Anheuser Busch of the US is the world's biggest brewer and is not renowned for takeover activity. Yet it could be tempted by Scottish's European involvement. Interbrew of Belgium, Heineken of Holland and Carlsberg of Denmark are other possible predators. Even the Diageo spirits behemoth is said to be interested. But SABMiller, the South African group, is seen as the most likely to strike..

If Scottish is forced into a merger it would probably opt for Carlsberg. The two are partners in Russia and the Ukraine (where they have suffered disappointing results) and, intriguingly, have embarked on a technical alliance in this country.

Scottish, the John Smiths bitter and Fosters lager group, needs a major international splash to grow out of the reach of its bigger rivals. Last year it misguidedly sold its pubs chain, collecting £2.5bn. Although still relatively heavily borrowed, the sale of the 1,500-strong estate provides extra ammunition for any takeover action. It paid over the odds for a stake in a Chinese brewer but resisted the temptation to pay a fancy price for Holsten, the famed German group which seems set to fall to Carlsberg.

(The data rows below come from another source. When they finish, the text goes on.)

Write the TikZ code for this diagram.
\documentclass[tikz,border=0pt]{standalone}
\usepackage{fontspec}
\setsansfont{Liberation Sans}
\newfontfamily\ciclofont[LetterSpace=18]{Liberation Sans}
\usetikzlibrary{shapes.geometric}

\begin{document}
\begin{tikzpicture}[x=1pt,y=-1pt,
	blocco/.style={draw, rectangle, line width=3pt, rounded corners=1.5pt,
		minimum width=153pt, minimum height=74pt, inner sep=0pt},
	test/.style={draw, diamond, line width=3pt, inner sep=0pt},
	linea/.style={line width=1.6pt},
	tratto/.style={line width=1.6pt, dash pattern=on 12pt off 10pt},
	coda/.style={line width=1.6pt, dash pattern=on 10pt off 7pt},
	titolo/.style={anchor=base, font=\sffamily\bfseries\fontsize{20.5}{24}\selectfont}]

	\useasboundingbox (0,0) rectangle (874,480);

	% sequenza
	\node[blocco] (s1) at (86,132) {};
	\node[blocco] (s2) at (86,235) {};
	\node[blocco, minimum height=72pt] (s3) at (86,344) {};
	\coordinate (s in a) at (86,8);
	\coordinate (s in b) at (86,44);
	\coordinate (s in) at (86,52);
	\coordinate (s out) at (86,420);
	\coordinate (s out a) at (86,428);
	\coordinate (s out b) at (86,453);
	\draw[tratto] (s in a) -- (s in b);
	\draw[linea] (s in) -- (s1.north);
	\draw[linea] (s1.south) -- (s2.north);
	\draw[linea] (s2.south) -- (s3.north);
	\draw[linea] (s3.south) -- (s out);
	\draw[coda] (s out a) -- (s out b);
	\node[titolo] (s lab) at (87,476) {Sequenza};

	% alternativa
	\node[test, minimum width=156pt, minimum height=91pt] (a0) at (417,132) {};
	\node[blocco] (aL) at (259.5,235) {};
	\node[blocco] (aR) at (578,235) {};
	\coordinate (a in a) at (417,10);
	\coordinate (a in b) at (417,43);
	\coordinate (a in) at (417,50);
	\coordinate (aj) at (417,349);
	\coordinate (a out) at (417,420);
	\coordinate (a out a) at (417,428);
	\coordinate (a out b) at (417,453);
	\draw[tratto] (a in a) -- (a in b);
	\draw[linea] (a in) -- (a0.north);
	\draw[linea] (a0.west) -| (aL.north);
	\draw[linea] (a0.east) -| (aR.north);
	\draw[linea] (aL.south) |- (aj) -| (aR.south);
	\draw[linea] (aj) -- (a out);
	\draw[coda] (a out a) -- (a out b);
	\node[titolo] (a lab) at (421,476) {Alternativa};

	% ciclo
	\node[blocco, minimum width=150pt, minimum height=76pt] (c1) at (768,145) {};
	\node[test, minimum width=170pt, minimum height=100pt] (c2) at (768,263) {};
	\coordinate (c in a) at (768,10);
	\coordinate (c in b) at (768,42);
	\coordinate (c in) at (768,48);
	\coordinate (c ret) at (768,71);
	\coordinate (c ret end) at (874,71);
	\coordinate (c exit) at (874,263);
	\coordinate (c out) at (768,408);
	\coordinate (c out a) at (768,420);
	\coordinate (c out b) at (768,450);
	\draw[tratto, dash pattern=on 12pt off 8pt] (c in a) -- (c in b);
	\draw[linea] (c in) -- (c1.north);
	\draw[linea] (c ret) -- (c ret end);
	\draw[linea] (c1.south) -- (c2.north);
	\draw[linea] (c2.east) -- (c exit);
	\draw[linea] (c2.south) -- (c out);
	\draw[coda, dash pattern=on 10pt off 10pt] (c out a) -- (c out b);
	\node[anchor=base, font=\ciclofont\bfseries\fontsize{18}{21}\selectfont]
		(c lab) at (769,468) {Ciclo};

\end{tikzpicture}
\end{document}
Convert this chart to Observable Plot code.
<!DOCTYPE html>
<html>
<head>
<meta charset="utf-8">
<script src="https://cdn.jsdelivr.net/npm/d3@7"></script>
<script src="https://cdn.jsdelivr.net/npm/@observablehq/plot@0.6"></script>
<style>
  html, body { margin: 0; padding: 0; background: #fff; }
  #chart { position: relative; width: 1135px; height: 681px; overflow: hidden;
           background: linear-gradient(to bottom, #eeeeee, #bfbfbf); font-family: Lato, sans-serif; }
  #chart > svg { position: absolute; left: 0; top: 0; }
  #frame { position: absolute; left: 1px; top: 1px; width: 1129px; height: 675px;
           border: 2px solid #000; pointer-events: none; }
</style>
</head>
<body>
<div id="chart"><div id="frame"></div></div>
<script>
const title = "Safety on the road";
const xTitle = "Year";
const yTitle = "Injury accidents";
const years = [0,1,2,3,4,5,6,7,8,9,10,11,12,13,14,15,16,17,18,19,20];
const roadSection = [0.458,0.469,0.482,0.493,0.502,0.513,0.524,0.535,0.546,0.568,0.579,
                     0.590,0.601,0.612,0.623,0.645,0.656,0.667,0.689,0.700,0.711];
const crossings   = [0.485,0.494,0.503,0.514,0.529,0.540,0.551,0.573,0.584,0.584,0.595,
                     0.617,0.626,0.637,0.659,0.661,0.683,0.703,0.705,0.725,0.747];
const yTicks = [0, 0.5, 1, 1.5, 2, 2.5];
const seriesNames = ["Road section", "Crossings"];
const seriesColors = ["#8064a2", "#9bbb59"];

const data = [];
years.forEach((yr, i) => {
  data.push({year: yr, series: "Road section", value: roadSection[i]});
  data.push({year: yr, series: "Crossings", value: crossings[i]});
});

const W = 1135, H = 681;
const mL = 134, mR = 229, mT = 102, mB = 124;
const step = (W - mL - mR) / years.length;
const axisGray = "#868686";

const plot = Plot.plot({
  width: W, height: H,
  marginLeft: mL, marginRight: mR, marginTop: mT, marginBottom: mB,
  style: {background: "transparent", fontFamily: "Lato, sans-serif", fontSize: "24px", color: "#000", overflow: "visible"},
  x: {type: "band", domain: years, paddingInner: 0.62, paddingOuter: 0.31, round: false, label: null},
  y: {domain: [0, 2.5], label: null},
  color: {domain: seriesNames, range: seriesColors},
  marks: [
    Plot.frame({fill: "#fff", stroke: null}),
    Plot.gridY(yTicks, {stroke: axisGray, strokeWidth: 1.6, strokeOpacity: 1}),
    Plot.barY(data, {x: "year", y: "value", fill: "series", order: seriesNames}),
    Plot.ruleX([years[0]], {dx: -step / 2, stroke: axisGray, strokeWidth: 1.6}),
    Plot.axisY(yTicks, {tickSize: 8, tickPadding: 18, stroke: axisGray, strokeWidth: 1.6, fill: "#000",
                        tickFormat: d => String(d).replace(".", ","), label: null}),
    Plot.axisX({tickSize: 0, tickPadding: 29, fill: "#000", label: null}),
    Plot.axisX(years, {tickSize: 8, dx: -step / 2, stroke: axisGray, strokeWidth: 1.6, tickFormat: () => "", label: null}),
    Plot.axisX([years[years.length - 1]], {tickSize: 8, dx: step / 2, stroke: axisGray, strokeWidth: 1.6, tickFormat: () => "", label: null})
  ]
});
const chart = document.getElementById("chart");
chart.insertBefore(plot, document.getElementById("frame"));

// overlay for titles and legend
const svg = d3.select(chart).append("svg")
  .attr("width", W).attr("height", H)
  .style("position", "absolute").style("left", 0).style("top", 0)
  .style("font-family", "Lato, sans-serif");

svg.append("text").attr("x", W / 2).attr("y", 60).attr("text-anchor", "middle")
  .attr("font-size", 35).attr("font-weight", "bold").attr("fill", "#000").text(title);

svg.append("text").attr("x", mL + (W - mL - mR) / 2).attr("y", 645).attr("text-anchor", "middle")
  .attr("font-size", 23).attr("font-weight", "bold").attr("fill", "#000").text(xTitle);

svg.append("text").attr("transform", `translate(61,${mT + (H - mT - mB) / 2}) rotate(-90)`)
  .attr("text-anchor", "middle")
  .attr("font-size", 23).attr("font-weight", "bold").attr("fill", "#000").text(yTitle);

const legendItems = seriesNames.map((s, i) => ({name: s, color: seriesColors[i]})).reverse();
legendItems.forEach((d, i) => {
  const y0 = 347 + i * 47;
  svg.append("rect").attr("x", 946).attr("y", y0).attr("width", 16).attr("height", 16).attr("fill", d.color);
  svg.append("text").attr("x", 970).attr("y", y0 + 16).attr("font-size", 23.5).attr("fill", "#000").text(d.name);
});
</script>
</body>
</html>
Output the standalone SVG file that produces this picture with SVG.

I believe the City undermined Scottish. At a time when profits were flat it pressured the group into selling its pubs, claiming its shares would, as a focused brewer, enjoy a higher rating. Arrant nonsense. The shares remained unimpressed and takeover rumours and recovery hopes provided the recent strength.

The sacrifice of the pub encumbrance increases the possibility of a bid. Overseas brewers are not keen on retailing and would probably choke at the prospect of having to fork out £2.5bn for bricks and mortar, even if they planned to sell them on. So, it could be argued, Scottish has actually increased its vulnerability to a strike.

The brewing revival means that only two no pain, no gain shares are in the red, Wyatt, the risk consultancy that has fallen a shade below my buying price, and the long-running basket case, Profile Media.

I am not losing sleep over Wyatt, a speculative investment, where I am relying on Bob Holt, the man behind the successful Mears support services group, to work his magic. Profile is, belatedly, showing signs of recovery. With its restructuring completed the shares, although still recording a wounding loss, have edged ahead. And a mystery buyer has picked up almost a quarter of the company. Any corporate activity at the 4p or so price now prevailing will not do much to soften the pain the portfolio has suffered.